━━ Given material ━━

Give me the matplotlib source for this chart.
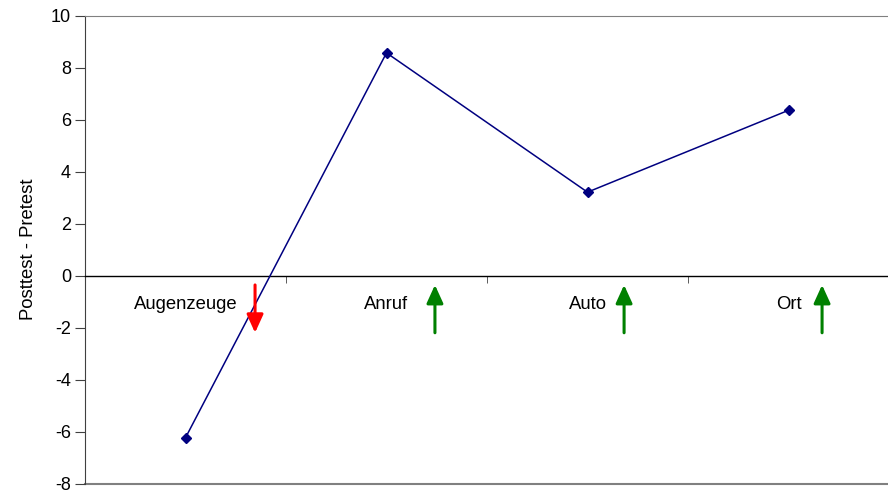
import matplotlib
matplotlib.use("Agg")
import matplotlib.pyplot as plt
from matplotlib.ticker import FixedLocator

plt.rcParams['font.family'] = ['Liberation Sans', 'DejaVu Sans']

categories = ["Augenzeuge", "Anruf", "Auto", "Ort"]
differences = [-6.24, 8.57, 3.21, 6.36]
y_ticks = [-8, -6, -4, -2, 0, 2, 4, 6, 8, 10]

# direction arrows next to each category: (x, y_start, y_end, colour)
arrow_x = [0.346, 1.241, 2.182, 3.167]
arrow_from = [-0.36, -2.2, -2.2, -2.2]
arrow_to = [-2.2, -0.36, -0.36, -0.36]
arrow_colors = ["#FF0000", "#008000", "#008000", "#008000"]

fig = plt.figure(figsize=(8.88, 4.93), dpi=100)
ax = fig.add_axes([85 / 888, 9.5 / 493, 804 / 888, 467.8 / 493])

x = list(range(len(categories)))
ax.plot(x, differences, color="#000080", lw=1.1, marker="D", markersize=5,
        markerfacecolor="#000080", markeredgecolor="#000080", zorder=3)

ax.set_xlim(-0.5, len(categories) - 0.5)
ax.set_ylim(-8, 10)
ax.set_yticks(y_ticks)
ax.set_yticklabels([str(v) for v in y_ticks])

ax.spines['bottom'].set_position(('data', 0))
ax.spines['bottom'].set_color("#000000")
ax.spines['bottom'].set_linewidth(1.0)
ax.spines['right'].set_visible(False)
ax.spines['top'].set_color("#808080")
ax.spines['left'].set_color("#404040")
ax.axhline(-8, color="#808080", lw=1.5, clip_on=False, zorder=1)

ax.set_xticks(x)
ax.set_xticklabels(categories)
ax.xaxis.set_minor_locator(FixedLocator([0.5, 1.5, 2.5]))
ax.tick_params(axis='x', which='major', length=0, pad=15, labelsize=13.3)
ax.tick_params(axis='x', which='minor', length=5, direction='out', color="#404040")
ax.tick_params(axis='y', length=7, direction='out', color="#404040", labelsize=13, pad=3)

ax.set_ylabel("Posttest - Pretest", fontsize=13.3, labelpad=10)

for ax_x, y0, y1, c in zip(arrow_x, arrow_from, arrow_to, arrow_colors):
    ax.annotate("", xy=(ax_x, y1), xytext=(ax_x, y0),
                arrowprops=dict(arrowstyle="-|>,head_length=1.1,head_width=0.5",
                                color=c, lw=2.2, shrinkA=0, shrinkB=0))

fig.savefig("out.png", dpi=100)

━━━

Problem requirements:
Reproduce the whole listing above word for word, but not its pictures.

Complete output:
Give me the matplotlib source for this chart.
import matplotlib
matplotlib.use("Agg")
import matplotlib.pyplot as plt
from matplotlib.ticker import FixedLocator

plt.rcParams['font.family'] = ['Liberation Sans', 'DejaVu Sans']

categories = ["Augenzeuge", "Anruf", "Auto", "Ort"]
differences = [-6.24, 8.57, 3.21, 6.36]
y_ticks = [-8, -6, -4, -2, 0, 2, 4, 6, 8, 10]

# direction arrows next to each category: (x, y_start, y_end, colour)
arrow_x = [0.346, 1.241, 2.182, 3.167]
arrow_from = [-0.36, -2.2, -2.2, -2.2]
arrow_to = [-2.2, -0.36, -0.36, -0.36]
arrow_colors = ["#FF0000", "#008000", "#008000", "#008000"]

fig = plt.figure(figsize=(8.88, 4.93), dpi=100)
ax = fig.add_axes([85 / 888, 9.5 / 493, 804 / 888, 467.8 / 493])

x = list(range(len(categories)))
ax.plot(x, differences, color="#000080", lw=1.1, marker="D", markersize=5,
        markerfacecolor="#000080", markeredgecolor="#000080", zorder=3)

ax.set_xlim(-0.5, len(categories) - 0.5)
ax.set_ylim(-8, 10)
ax.set_yticks(y_ticks)
ax.set_yticklabels([str(v) for v in y_ticks])

ax.spines['bottom'].set_position(('data', 0))
ax.spines['bottom'].set_color("#000000")
ax.spines['bottom'].set_linewidth(1.0)
ax.spines['right'].set_visible(False)
ax.spines['top'].set_color("#808080")
ax.spines['left'].set_color("#404040")
ax.axhline(-8, color="#808080", lw=1.5, clip_on=False, zorder=1)

ax.set_xticks(x)
ax.set_xticklabels(categories)
ax.xaxis.set_minor_locator(FixedLocator([0.5, 1.5, 2.5]))
ax.tick_params(axis='x', which='major', length=0, pad=15, labelsize=13.3)
ax.tick_params(axis='x', which='minor', length=5, direction='out', color="#404040")
ax.tick_params(axis='y', length=7, direction='out', color="#404040", labelsize=13, pad=3)

ax.set_ylabel("Posttest - Pretest", fontsize=13.3, labelpad=10)

for ax_x, y0, y1, c in zip(arrow_x, arrow_from, arrow_to, arrow_colors):
    ax.annotate("", xy=(ax_x, y1), xytext=(ax_x, y0),
                arrowprops=dict(arrowstyle="-|>,head_length=1.1,head_width=0.5",
                                color=c, lw=2.2, shrinkA=0, shrinkB=0))

fig.savefig("out.png", dpi=100)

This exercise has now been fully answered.